TEMPLE — The phrase ‘There’s an app for that” might be cliché, but it’s one overused sentence that volunteer firefighters will most likely be happy to hear.

Local fire departments have begun using cellphone applications as a way for 911 dispatchers to relay information to emergency responders more efficiently than radios and digital pagers.

Tanya Borders, president of the volunteer fire department at Little River-Academy, said the volunteers recently began using a smart phone app called Active911 that not only relays emergency information more quickly than the pagers they have been using, but also will cost the department about $100 per month less.

The city and county fund the department, but volunteers also work to raise money through fundraisers.

Because of the new application, money can be used for emergency resources other than paying the pager bill.

Borders said she expects the app to replace the pagers; however, volunteers will continue to use the radio along with Active911.

The app, which costs around $10 a month, will help reduce radio traffic when departments are simultaneously trying to get information, she said.

In addition to relaying information rapidly, Active911 also provides visual information volunteers need but can’t get through a pager, such as maps of the emergency location. If the emergency is a fire, the app also will give fire hydrant locations, she said.

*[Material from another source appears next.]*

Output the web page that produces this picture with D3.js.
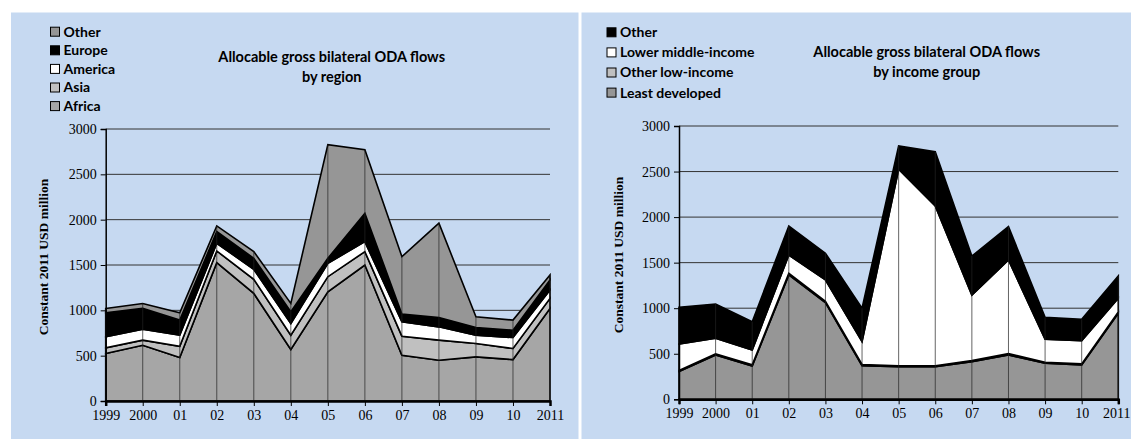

Shelby Bailey, a firefighter for the Southwest Bell County Volunteer Fire Department, said volunteers there have begun using CADpage, a similar application for Android phones.

If the emergency is a fire, the app tells responders whether the fire is in a building or on the ground as well as the locations of other buildings near the blaze, she said.

Tyler Lyman, Active911 representative, said that although anyone can download the application, it will work only for authorized emergency personnel who have access to a dispatch center.

Active911 is used by around 150,000 people in the United States, New Zealand, Canada, Norway and Australia, he said. The company is getting ready to release a version for non-English speakers.